Saturday, October 4, 2008

Eulogy

(God's Lonely Man, Reminiscene, 2008)
If you hold my hand we’ll make it there even faster, it will be the thrill of being together on something just before we get old. I wanted to last forever, see the mountains turn to hills, and then see the hills turn to sand dunes, but not anymore. You were on your death bed and I wanted to be dying right beside you. I cursed my good health; my strong and young body, and then I started cursing your illness, your weak and aging body and realized I had no right nor will to do anything about it. You were leaving me, but we were still together. I had no control over what was happening and I’ll just watch you fade away like a time-lapse of rivers eroding the land into canyons. I wanted to say a million words but said nothing.

(I Used To Love You, [literally II], 2008)

All of sudden my heart kicked, my eyes opened, and I felt very much alive, and then I looked at you and you were, very much alive as well! Your eyes were now open, curious and dumb-founded to this new feeling of life within yourself, and you just jumped out of bed. You grabbed my hand, we looked at each other, almost drooling at the month with a fever for adventure, and we flew out of that hospital room. We ran down the hallway, each room was open and there were people coming back to life with the same rigorous energy as us, we were just ten steps ahead of them. Security went ape-shit with us and the rest, but saw us first. They had strait jackets and needles, some even had batons. It didn’t matter how big and strong they were, and as we dodged them with awesome speed like amazing counter backs of divine, we made our way through and onwards to the stairway.

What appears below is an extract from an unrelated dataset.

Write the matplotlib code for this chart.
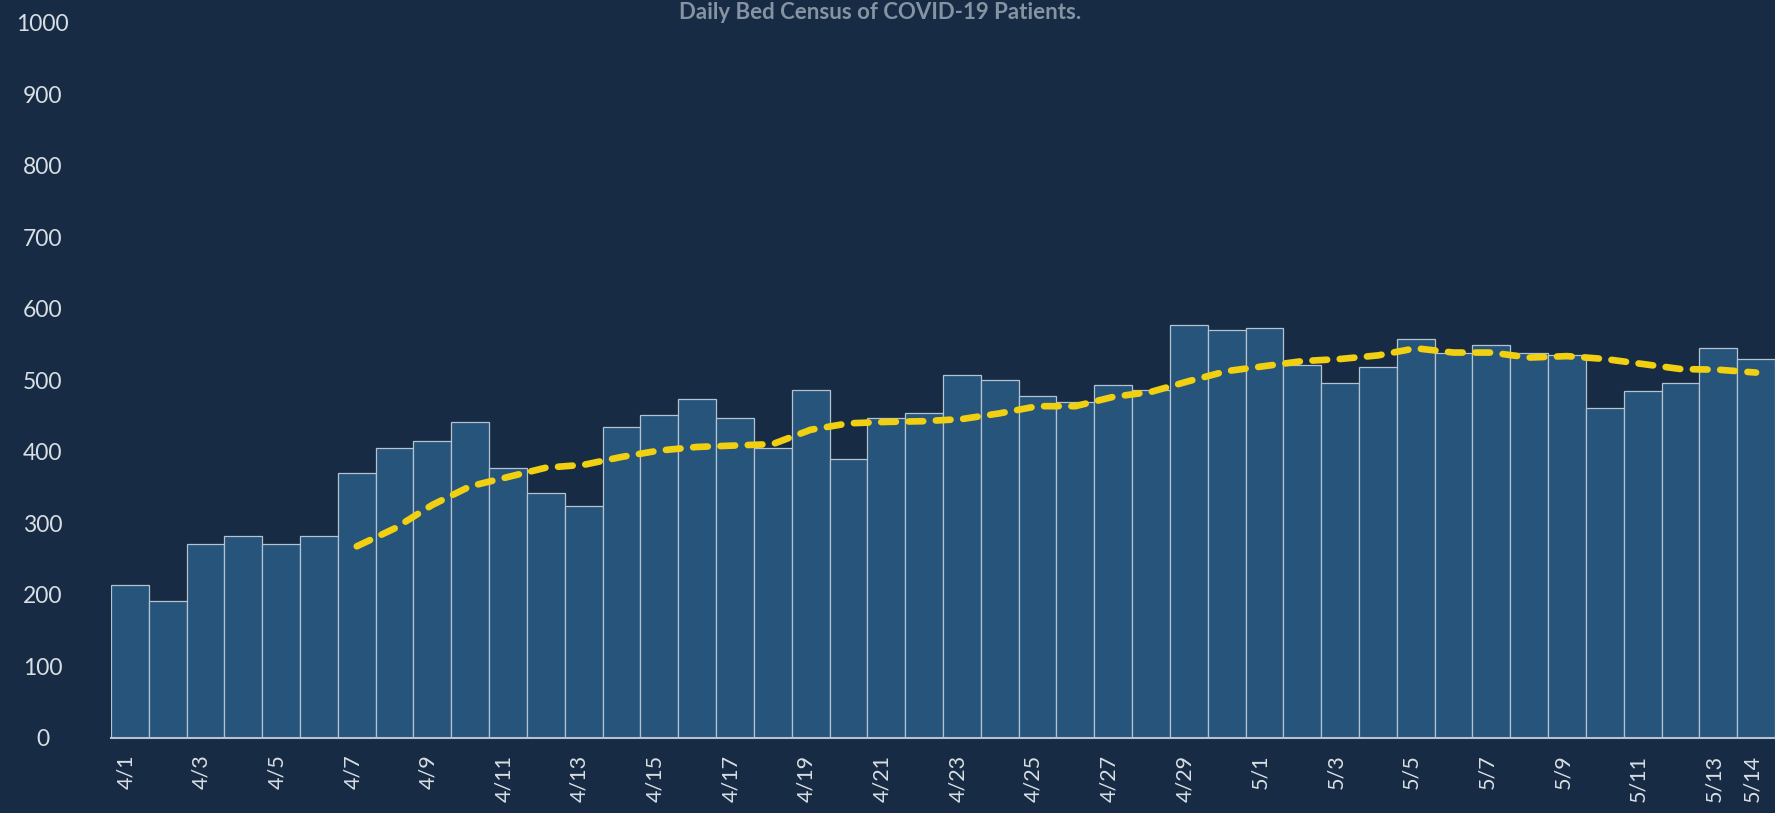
import matplotlib
matplotlib.use("Agg")
import matplotlib.pyplot as plt
import matplotlib.transforms as mtransforms

dates = ["4/1", "4/2", "4/3", "4/4", "4/5", "4/6", "4/7", "4/8", "4/9", "4/10",
         "4/11", "4/12", "4/13", "4/14", "4/15", "4/16", "4/17", "4/18", "4/19", "4/20",
         "4/21", "4/22", "4/23", "4/24", "4/25", "4/26", "4/27", "4/28", "4/29", "4/30",
         "5/1", "5/2", "5/3", "5/4", "5/5", "5/6", "5/7", "5/8", "5/9", "5/10",
         "5/11", "5/12", "5/13", "5/14"]
census = [214, 191, 271, 282, 271, 282, 370, 405, 416, 442,
          378, 343, 324, 435, 451, 474, 447, 405, 486, 390,
          447, 455, 508, 500, 478, 470, 493, 486, 577, 570,
          573, 522, 497, 519, 558, 539, 550, 539, 536, 462,
          485, 496, 546, 530]
# rolling average line starts at 4/7
avg_start = 6
rolling_avg = [268, 293, 326, 352, 365, 378, 382, 393, 402, 407,
               409, 411, 431, 440, 442, 443, 446, 454, 464, 464,
               477, 484, 499, 513, 520, 527, 530, 535, 545, 539,
               539, 532, 534, 530, 523, 516, 515, 511]
tick_labels = dates[0:43:2] + ["5/14"]
tick_idx = list(range(0, 43, 2)) + [43]
yticks = list(range(0, 1001, 100))

bg = "#172c44"
bar_color = "#26547a"
edge_color = "#b5c2cf"
text_color = "#d9dee4"
title_color = "#8593a3"
line_color = "#f0d010"

fig = plt.figure(figsize=(17.75, 8.13), dpi=100, facecolor=bg)
ax = fig.add_axes([0.0625, 0.0923, 0.9375, 0.8795])
ax.set_facecolor(bg)

x = list(range(len(dates)))
ax.bar(x, census, width=1.0, color=bar_color, edgecolor=edge_color, linewidth=0.9)
ax.plot(x[avg_start:], rolling_avg, color=line_color, linewidth=4.8,
        linestyle=(0, (2.2, 1.9)), dash_capstyle="round", solid_capstyle="round", zorder=3)

ax.set_xlim(-0.5, len(dates) - 0.5)
ax.set_ylim(0, 1000)
for s in ["top", "right", "left"]:
    ax.spines[s].set_visible(False)
ax.spines["bottom"].set_color(edge_color)
ax.spines["bottom"].set_linewidth(1.5)
ax.spines["bottom"].set_zorder(4)

ax.set_yticks(yticks)
ax.set_yticklabels([str(v) for v in yticks], fontfamily="Lato",
                   fontsize=16.5, color=text_color)
ax.tick_params(axis="y", length=0, pad=49)
for lab in ax.get_yticklabels():
    lab.set_horizontalalignment("center")

ax.set_xticks(tick_idx)
ax.set_xticklabels(tick_labels, rotation=90, fontfamily="Lato",
                   fontsize=15.5, color=text_color)
ax.tick_params(axis="x", length=0, pad=12)
offset = mtransforms.ScaledTranslation(-4 / 100, 0, fig.dpi_scale_trans)
for lab in ax.get_xticklabels():
    lab.set_transform(lab.get_transform() + offset)

fig.text(0.496, 0.985, "Daily Bed Census of COVID-19 Patients.", ha="center", va="center",
         fontfamily="Lato", fontweight="bold", fontsize=16, color=title_color)

fig.savefig("out.png", dpi=100, facecolor=bg)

I felt sorry for the security guards, thought of them as just doing their jobs and now they might get yelled at for letting us go, but they tried, and we succeeded, that’s how it was.
Down the stairway in a flash, we were at the ground floor; there were cops now, with guns loaded with tranquilizer s and zappers (tasers) in every hand they had available. I couldn’t count the number, but there might have been a whole squared there, just for us! For one second there, just for one little second I thought we weren’t going to make it through, that this was the end and you’d have to die back there, in a death bed, and alone now, but then you grabbed my hand even harder and ran even faster making me run to catch up. We were going dead on to them, like mad wild rhinos rushing to their opponents with no care for them or if they crash, it was do or die at this point, and we had something to live for. I closed my eyes just before contact with the squared of cops, and started thinking of the pain from the tranquilizer bullets and the zappers, but I didn’t feel any pain, my feet felt light, my clothes felt gone, and the only thing my body felt was your hand. We were flying, and I didn’t want to open my eyes again, it just felt so good, like a dream that you never want to wake up from. But then I heard the sound of sirens and people yelling from a distance and I opened my eyes. We were sixty, maybe seventy feet from the ground, and everyone who wanted to stop us, that wanted you to die in that hospital were slowly turning into ants, we were now probably ninety feet above and I could see their faces, they all looked sad for a moment, like they wanted to come with us. And then more patients came flying out of the hospital, now they were rising above the rest, leaving behind their loved ones. Where were we going?